Covid, injustice, climate change: Boris Johnson must do more to crack the crises

© UK Parliament/Jessica Taylor

When President Biden comes to Britain, it’s up to the Prime Minister to make sure he sees a country he can do business with. As the new President told the world in his inauguration address: any one of the “cascading crises” that the world now faces “would be enough to challenge us in profound ways. But the fact that we face them all at once, presents this nation with the gravest of responsibilities”. Yet we cannot, and should not, expect America to save the world. As the 2021 President of the G7, Boris Johnson will have to do more, in the words of a new campaign launching today, to “crack the crises” and bring all the other countries behind a shared plan to tackle Covid, injustice and climate change.

Without global leadership, the G7 has been paralysed since 2018. With Donald Trump signing up to a communique at the end of the Vancouver summit, only to trash the agreement on Twitter on the flight back to Washington, the writing was on the wall. The following G7 summit in Biarritz didn’t even have a communique for leaders to sign up to, and the one due in Camp David was cancelled by the host: Donald Trump.

So when Biden comes to Britain, and the eyes of the world alight on Carbis Bay in Cornwall in June, the stakes could not be higher. With half of the economies of the world in recession and the IMF describing the economic impact of Covid as the worst since the Great Depression of the 1930s, global growth this year will inevitably be driven by China and India. We need both to kick-start the global economy in the same way the G20 London Summit did in 2009 and tackle global poverty as the United Kingdom did by meeting the UN’s 0.7% aid commitment at the G7 summit in Lough Erne in 2013.
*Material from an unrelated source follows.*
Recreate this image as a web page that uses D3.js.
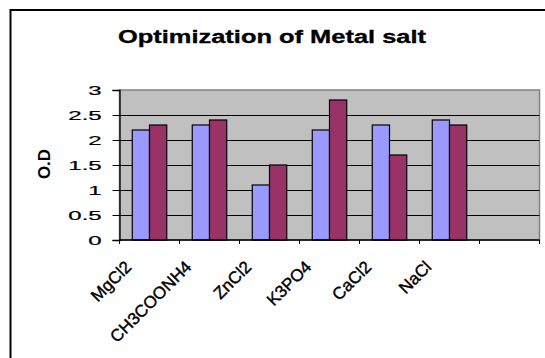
<!DOCTYPE html>
<html>
<head>
<meta charset="utf-8">
<script src="https://cdn.jsdelivr.net/npm/d3@7"></script>
<style>
  html, body { margin: 0; padding: 0; background: #fff; }
  svg { display: block; }
  text { font-family: "Liberation Sans", Arial, sans-serif; fill: #000; }
</style>
</head>
<body>
<svg id="chart" width="545" height="358"></svg>
<script>
// Metal salt screening: optical density for two replicate series
const categories = ["MgCl2", "CH3COONH4", "ZnCl2", "K3PO4", "CaCl2", "NaCl", ""];
const series1 = [2.2, 2.3, 1.1, 2.2, 2.3, 2.4];
const series2 = [2.3, 2.4, 1.5, 2.8, 1.7, 2.3];
const yTicks = [0, 0.5, 1, 1.5, 2, 2.5, 3];
const seriesNames = ["Series1", "Series2"];
const seriesColors = ["#9999FF", "#993366"];
const title = "Optimization of Metal salt";
const yTitle = "O.D";

const svg = d3.select("#chart");

// outer chart frame
svg.append("rect")
  .attr("x", 10.5).attr("y", 10)
  .attr("width", 540).attr("height", 360)
  .attr("fill", "#fff")
  .attr("stroke", "#000").attr("stroke-width", 2);

const plot = { left: 119.5, right: 539.5, top: 90, bottom: 240 };

const x = d3.scaleBand()
  .domain(categories.map((c, i) => i))
  .range([plot.left, plot.right])
  .paddingInner(0).paddingOuter(0);

const xs = d3.scaleBand()
  .domain(seriesNames)
  .range([0, x.bandwidth()])
  .paddingInner(0)
  .paddingOuter(0.74);

const y = d3.scaleLinear()
  .domain([0, 3])
  .range([plot.bottom, plot.top]);

// plot background
svg.append("rect")
  .attr("x", plot.left).attr("y", plot.top)
  .attr("width", plot.right - plot.left)
  .attr("height", plot.bottom - plot.top)
  .attr("fill", "#C0C0C0")
  .attr("stroke", "#808080").attr("stroke-width", 1.5);

// horizontal gridlines
svg.append("g")
  .selectAll("line")
  .data(yTicks.filter(t => t > 0 && t < 3))
  .join("line")
  .attr("x1", plot.left).attr("x2", plot.right)
  .attr("y1", d => Math.round(y(d)) + 0.5)
  .attr("y2", d => Math.round(y(d)) + 0.5)
  .attr("stroke", "#000").attr("stroke-width", 1);

// bars
const groups = svg.append("g")
  .selectAll("g")
  .data(series1.map((v, i) => ({ i, values: [series1[i], series2[i]] })))
  .join("g")
  .attr("transform", d => `translate(${x(d.i)},0)`);

groups.selectAll("rect")
  .data(d => d.values.map((v, k) => ({ v, k })))
  .join("rect")
  .attr("x", d => xs(seriesNames[d.k]))
  .attr("y", d => y(d.v))
  .attr("width", xs.bandwidth())
  .attr("height", d => y(0) - y(d.v))
  .attr("fill", d => seriesColors[d.k])
  .attr("stroke", "#000").attr("stroke-width", 1.2);

// y axis
const yAxis = d3.axisLeft(y)
  .tickValues(yTicks)
  .tickSize(7)
  .tickFormat(d3.format("~g"));
const gy = svg.append("g")
  .attr("transform", `translate(${plot.left},0)`)
  .call(yAxis);
gy.select(".domain").attr("stroke", "#000").attr("stroke-width", 1.3);
gy.selectAll(".tick line").attr("stroke", "#000");
gy.selectAll(".tick text")
  .attr("x", 0).attr("dy", null)
  .attr("dominant-baseline", "central")
  .attr("text-anchor", "end")
  .attr("font-size", 12)
  .attr("stroke", "#000").attr("stroke-width", 0.2)
  .attr("transform", "translate(-17.8,0.5) scale(2,1)");

// x axis: ticks on category boundaries
const gx = svg.append("g");
gx.append("line")
  .attr("x1", plot.left).attr("x2", plot.right)
  .attr("y1", plot.bottom).attr("y2", plot.bottom)
  .attr("stroke", "#000").attr("stroke-width", 1.3);
const boundaries = categories.map((c, i) => x(i)).concat([plot.right]);
gx.selectAll("line.tick")
  .data(boundaries)
  .join("line")
  .attr("class", "tick")
  .attr("x1", d => d).attr("x2", d => d)
  .attr("y1", plot.bottom).attr("y2", plot.bottom + 4)
  .attr("stroke", "#000").attr("stroke-width", 1);

gx.selectAll("text")
  .data(categories.map((c, i) => ({ c, i })).filter(d => d.c))
  .join("text")
  .attr("text-anchor", "end")
  .attr("font-size", 17)
  .attr("stroke", "#000").attr("stroke-width", 0.4)
  .attr("transform", d => `translate(${x(d.i) + x.bandwidth() / 2 - 17},268) rotate(-45)`)
  .text(d => d.c);

// titles
svg.append("text")
  .attr("x", 272).attr("y", 43)
  .attr("text-anchor", "middle")
  .attr("font-size", 17.5).attr("font-weight", "bold")
  .attr("stroke", "#000").attr("stroke-width", 0.3)
  .attr("textLength", 308).attr("lengthAdjust", "spacingAndGlyphs")
  .text(title);

svg.append("text")
  .attr("transform", `translate(50,164) rotate(-90)`)
  .attr("text-anchor", "middle")
  .attr("font-size", 16).attr("font-weight", "bold")
  .attr("textLength", 30).attr("lengthAdjust", "spacingAndGlyphs")
  .text(yTitle);
</script>
</body>
</html>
With the World Bank predicting that 150 million people have been pushed back into poverty since the start of the crisis and will be living on less than £1.50 per day, now is not the time to cut aid and turn our backs to the world. The secondary impacts of Covid are hitting the poorest hardest, both at home and abroad. The role of leadership is to put first those who have fallen furthest behind.

New polling released by the Crack the Crises campaign today shows that this is not just our view as former ministers, but that of the majority of the British public too. 57% of people think governments should keep their promises even if it’s hard to do, or circumstances change. Only 27% oppose this. Meanwhile, majorities see Covid, injustice and climate change as issues that can only be tackled through global cooperation, not by each country going it alone.

It isn’t hard to see what is driving this new spirit of solidarity. From applauding NHS frontline workers, while rejecting anti-vax disinformation and vaccine nationalism, to standing for racial justice and demanding a just transition to net zero, we have all had a year during which we have had to act local but also think global. For this was the year that Britain answered the call of a 23-year-old footballer and a 100-year-old veteran. Amid the tragedy and the horror, of both the pandemic and the recession, Britain has found a new hope.

This new hope has brought together organisations representing more than 10 million people across the UK, uniting to demand concerted action on Covid, climate change and help for struggling communities at home and abroad. The new coalition, ‘Crack the Crises’, is calling on the UK government to demonstrate leadership on the global stage. The coalition unites nature, development, climate change and UK social justice groups with a shared strategy: urging a just and green recovery. Members range from 100-year-old global organisations to local start-ups.

Of the crises that President Biden listed in his inaugural address, the one we have the most optimism about is “America’s role in the world”. The others – “a raging virus, growing inequality, the sting of systemic racism, a climate in crisis” – will require a global response. His call to the citizens of his own country is a rallying call to the citizens of every country: “Will we rise to this occasion? Will we meet our obligations and pass along a new and better world for our children?”. The answer starts in Carbis Bay, in Cornwall, England. But it also must run through the COP climate summit, in Glasgow, Scotland. The eyes of the world are on the UK and the only way to Crack the Crises is with a unity of purpose that we must rediscover again.